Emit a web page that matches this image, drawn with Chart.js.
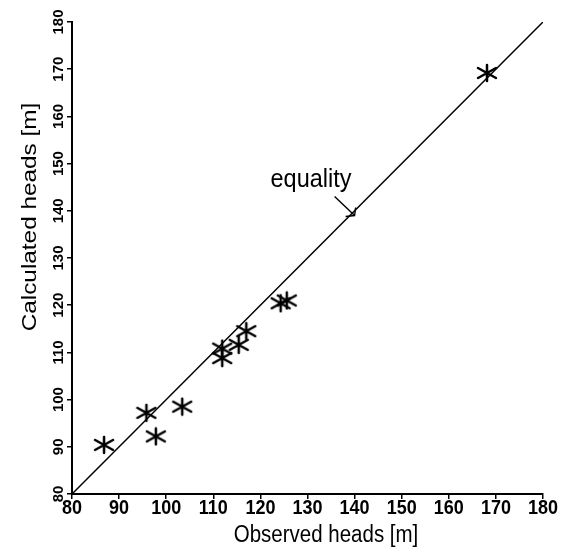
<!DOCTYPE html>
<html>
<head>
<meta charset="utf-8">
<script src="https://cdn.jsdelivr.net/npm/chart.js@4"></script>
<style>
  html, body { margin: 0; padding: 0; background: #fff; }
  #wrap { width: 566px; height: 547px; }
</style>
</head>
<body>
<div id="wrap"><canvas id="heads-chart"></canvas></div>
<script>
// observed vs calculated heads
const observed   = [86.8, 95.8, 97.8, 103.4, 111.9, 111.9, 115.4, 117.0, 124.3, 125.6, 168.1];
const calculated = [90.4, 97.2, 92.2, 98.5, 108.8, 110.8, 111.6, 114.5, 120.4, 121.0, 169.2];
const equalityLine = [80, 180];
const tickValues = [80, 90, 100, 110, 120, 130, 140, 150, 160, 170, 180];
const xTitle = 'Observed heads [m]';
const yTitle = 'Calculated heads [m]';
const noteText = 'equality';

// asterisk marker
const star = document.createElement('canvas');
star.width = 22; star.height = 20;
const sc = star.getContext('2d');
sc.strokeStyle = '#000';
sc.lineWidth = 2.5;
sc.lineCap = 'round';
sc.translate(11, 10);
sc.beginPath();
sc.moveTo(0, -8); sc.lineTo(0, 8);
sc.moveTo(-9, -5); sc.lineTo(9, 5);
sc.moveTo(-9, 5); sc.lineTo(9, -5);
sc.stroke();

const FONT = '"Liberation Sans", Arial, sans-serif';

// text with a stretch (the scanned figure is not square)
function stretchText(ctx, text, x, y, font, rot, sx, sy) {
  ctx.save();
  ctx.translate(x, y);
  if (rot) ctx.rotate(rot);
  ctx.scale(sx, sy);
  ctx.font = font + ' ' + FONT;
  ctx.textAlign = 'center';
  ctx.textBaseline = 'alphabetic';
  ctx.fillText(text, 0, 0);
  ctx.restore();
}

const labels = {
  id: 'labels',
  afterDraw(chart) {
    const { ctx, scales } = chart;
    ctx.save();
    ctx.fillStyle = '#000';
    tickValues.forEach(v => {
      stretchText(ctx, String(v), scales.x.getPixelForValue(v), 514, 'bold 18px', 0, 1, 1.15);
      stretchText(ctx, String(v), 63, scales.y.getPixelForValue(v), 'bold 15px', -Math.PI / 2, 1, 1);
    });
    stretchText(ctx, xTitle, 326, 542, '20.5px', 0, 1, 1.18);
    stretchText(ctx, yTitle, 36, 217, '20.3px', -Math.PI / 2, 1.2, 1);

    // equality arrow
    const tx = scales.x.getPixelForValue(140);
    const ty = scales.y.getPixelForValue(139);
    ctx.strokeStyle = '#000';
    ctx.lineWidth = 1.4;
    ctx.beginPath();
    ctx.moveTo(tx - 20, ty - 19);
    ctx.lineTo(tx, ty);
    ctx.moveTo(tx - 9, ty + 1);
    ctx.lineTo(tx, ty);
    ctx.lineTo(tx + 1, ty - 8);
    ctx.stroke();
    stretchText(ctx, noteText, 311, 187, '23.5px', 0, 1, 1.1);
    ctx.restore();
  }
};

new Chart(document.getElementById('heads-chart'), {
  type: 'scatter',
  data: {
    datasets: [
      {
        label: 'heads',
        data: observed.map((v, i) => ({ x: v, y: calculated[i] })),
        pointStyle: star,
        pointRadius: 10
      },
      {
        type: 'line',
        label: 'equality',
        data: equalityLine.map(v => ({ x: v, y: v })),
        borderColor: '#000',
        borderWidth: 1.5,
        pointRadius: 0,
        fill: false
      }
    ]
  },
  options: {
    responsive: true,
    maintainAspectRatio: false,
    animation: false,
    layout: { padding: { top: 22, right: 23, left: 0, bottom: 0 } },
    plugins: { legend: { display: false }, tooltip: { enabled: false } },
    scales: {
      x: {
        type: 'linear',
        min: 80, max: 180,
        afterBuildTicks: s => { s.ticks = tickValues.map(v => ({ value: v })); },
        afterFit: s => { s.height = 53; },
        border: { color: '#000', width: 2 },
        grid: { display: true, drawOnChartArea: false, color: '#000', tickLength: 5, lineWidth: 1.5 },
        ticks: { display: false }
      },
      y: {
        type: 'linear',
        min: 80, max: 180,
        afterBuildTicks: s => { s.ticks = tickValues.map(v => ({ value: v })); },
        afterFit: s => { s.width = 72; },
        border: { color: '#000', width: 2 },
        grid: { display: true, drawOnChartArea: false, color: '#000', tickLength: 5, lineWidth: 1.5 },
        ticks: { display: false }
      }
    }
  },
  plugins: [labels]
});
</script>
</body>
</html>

........

Filter the listing for the word "with" and copy every line that holds it.

Correct response ->
Emit a web page that matches this image, drawn with Chart.js.
// text with a stretch (the scanned figure is not square)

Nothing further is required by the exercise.